Few things are more at home in a bungalow than American art pottery. Its bright colors & luster bring cheer & light to a dark interior & add details that complement the simple lines of the more rustic Arts & Crafts furniture & Craftsman architectural details.
Anyone can collect art pottery. Mine was representative of the finest from the period, chipped & mended into affordability. There are plenty of imperfect pieces on the market & artfully arranged, you can emulate the most prestigious collection of any museum. (I won’t tell.)
Pottery can serve as an inspiration piece when you are starting from ground zero in decorating your home. Using the colors, the images, the shape, you can use them as a basis for choosing your furniture & your textiles.
LEARN HOW POTTERY CAN BE BEAUTIFUL IN YOUR BUNGALOW
American Art Pottery Secrets – Paul J. Katrich – 1of6.mp4 (9:08)
Paul, himself a master potter, is passionate about historic pottery. This is the first of 6 videos in which he explains the origin & inspiration of Arts & Crafts pottery. He tells us about the aesthetic & technological developments that culminated in American A&C, then shows & tells us about the icons of the period.

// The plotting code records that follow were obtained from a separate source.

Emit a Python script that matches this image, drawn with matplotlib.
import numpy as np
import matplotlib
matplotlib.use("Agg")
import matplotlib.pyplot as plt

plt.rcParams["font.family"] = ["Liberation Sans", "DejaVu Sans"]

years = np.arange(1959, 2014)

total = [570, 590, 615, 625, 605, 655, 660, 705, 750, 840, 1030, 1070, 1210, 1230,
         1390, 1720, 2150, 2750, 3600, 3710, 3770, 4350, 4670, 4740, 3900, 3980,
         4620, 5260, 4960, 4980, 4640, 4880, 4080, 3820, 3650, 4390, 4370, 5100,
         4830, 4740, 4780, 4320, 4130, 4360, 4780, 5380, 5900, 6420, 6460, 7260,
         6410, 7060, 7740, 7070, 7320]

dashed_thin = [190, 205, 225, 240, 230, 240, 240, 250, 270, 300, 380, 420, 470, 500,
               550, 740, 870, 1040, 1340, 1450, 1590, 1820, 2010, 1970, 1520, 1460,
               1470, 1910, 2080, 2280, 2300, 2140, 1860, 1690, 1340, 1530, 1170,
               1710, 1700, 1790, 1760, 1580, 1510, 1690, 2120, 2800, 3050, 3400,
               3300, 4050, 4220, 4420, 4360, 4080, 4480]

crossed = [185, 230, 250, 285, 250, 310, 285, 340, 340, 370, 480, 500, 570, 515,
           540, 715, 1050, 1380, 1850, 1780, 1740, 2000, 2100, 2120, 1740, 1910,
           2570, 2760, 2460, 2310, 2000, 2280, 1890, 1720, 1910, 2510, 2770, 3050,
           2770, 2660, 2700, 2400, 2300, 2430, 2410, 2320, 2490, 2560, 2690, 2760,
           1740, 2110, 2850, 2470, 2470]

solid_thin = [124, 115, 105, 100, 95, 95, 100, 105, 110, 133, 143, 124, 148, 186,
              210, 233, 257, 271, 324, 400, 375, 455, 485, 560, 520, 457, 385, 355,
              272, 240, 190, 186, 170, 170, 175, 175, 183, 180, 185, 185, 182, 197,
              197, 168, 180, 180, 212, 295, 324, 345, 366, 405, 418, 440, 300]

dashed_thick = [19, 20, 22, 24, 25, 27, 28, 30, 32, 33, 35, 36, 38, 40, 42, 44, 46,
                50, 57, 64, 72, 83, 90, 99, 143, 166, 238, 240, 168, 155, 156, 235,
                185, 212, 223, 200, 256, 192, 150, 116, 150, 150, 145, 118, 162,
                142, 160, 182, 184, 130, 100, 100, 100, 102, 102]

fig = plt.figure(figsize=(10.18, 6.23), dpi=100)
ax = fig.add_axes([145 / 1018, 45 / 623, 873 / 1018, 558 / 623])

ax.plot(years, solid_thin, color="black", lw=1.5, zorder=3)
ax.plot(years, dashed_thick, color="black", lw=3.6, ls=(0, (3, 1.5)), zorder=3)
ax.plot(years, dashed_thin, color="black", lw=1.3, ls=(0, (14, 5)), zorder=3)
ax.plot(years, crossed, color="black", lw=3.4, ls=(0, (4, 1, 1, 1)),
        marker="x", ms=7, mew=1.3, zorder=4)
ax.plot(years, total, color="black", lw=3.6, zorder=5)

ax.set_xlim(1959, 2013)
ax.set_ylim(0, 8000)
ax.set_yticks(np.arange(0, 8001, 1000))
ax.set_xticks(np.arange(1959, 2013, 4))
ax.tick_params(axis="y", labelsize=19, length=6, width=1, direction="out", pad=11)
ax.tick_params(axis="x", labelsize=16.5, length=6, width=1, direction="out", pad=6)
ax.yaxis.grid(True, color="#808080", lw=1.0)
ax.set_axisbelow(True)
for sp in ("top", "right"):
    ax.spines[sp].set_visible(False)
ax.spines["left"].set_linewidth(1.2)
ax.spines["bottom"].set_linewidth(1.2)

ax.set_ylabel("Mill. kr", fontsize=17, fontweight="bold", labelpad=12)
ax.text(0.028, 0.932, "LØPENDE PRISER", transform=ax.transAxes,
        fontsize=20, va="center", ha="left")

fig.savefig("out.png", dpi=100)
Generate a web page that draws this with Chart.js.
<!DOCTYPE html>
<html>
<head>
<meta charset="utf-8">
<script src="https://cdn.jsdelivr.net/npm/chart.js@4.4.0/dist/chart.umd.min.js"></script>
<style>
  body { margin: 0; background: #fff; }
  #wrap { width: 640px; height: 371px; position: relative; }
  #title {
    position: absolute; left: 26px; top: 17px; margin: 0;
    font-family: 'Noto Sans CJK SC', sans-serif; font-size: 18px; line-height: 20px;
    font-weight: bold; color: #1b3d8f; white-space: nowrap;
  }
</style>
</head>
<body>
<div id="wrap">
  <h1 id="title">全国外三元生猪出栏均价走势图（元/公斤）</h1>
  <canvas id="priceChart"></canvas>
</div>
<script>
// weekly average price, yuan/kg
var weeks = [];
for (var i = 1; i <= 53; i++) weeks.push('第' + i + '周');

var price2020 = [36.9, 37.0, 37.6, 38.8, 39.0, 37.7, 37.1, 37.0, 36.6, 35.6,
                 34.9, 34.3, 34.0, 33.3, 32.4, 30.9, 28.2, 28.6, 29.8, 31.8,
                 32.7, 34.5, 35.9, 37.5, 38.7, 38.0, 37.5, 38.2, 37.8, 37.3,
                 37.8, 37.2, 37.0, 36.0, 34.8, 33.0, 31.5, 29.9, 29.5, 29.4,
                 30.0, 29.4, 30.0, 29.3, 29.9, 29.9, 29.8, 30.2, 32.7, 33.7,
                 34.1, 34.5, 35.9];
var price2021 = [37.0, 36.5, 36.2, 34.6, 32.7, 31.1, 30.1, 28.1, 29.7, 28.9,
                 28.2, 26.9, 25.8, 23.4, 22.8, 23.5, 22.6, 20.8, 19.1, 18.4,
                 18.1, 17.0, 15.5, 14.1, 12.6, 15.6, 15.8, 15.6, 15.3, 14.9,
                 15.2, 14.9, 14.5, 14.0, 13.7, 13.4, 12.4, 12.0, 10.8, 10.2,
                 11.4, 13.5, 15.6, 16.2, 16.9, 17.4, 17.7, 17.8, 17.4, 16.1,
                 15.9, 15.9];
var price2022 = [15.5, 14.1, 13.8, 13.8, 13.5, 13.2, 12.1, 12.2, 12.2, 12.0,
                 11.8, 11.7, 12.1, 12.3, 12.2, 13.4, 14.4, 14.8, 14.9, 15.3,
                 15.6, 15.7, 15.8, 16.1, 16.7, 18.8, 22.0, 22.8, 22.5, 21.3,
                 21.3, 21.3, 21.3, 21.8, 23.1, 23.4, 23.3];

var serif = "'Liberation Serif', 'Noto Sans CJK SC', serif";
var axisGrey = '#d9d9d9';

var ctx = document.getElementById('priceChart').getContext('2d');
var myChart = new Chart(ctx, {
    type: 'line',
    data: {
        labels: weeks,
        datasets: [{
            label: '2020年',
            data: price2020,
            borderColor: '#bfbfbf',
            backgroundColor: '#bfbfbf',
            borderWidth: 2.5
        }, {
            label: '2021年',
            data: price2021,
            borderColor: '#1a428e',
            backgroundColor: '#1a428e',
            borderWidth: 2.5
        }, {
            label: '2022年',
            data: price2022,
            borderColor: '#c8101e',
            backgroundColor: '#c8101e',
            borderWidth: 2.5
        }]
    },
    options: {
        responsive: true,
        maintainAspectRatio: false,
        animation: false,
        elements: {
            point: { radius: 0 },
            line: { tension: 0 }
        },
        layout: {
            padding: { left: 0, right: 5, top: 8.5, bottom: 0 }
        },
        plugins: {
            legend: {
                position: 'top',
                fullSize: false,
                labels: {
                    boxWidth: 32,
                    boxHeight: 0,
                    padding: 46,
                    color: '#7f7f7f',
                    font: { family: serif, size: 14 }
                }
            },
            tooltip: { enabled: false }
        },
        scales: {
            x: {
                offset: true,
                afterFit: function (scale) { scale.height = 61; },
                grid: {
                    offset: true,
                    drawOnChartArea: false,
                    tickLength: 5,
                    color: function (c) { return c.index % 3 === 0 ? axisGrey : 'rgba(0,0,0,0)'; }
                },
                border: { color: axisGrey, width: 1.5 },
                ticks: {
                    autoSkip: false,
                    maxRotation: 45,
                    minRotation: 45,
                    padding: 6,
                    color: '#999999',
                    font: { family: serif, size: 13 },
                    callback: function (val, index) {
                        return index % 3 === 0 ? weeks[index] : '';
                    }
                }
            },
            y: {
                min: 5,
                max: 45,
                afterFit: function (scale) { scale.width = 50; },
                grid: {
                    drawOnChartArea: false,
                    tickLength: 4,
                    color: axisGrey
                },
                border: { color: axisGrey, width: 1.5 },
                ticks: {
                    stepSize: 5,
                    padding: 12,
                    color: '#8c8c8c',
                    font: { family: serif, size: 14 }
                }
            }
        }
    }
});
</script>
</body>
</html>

I am not going to list every video in the full series. The parts are best viewed in order & when the first video is over, the second & those after will magically appear. You will experience some lovely examples of the American Movement!
THE IMPORTANCE OF WOMEN IN AMERICAN ART POTTERY
Women artists have been overlooked for centuries. By the end of the 19th Century, we began coming into our own. In addition to demanding to work, we were also clamoring for a place in the world. Recognition would come much later, but what we wanted was the opportunity to use our wits & talents to contribute to the human cause. For many women, gaining artistic skills meant that they had greater earning power & could feed their families.These videos tell of how the crafts, especially pottery allowed us to do this.
Women, Art, and Social Change: The Newcomb Pottery Enterprise (1:32)
An overview of the Smithsonian exhibition of ceramics. metalwork, textiles & images of the women at work.
Roger Ogden on Newcomb Pottery (2:31)
Craft in America
Roger Ogden, collector explains the femininity of New Orleans, the home of H. Sophie Newcomb Memorial College (Tulane University’s former women’s college.)
Earth into Art — The Flowering of American Art Pottery (2:00)
Lead by woman, America’s first success on the World’s art stage.